At a council meeting in January, Saskatoon Cycles representatives presented a petition for the installation of separate bike lanes, specifically on 4th Avenue and 24th Street.
The demonstration project is intended to assess the feasibility of installing permanent protected bike lanes to promote a bike friendly city.
On Monday, the administration and finance committee will discuss whether a report will be submitted to council for approval.
The report says motorists have indicated that they do not always feel comfortable sharing the road with cyclists downtown.
The pilot project would mean less room for vehicles but a higher level of comfort for bikers.
Proposed lanes provide a dedicated marked lane, 1.5m wide, which is “protected” from moving traffic. Unidirectional bike lanes would be next to the sidewalk, with vehicle parking between cyclists and traffic.
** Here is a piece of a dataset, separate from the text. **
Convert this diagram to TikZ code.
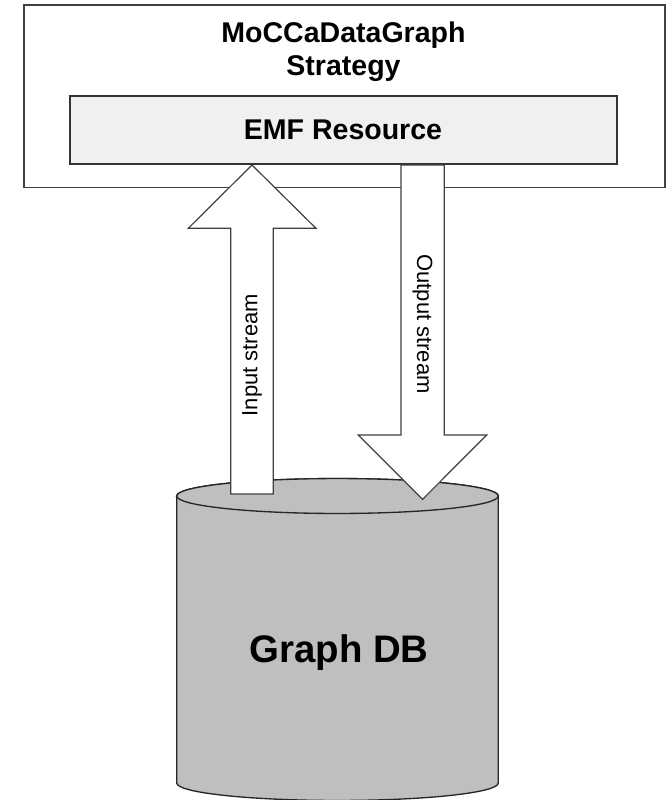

These new lanes require more street space than conventional ones.
In the preferred option, 4th Avenue would lose 47 stalls and 54 parking spaces on 24th.
Revenue lost by removing these metered parking spaces is estimated at up to 200,000 per year.
The recently adopted City Centre Plan includes recommendations to increase off-street parking and develop a new downtown parking structure.
If approved by council, protected bike lanes could be installed as early as this summer.
The demonstration project is recommended for 18 months to evaluate the operation during all seasons.
The pilot project is estimated at $225,000 to implement.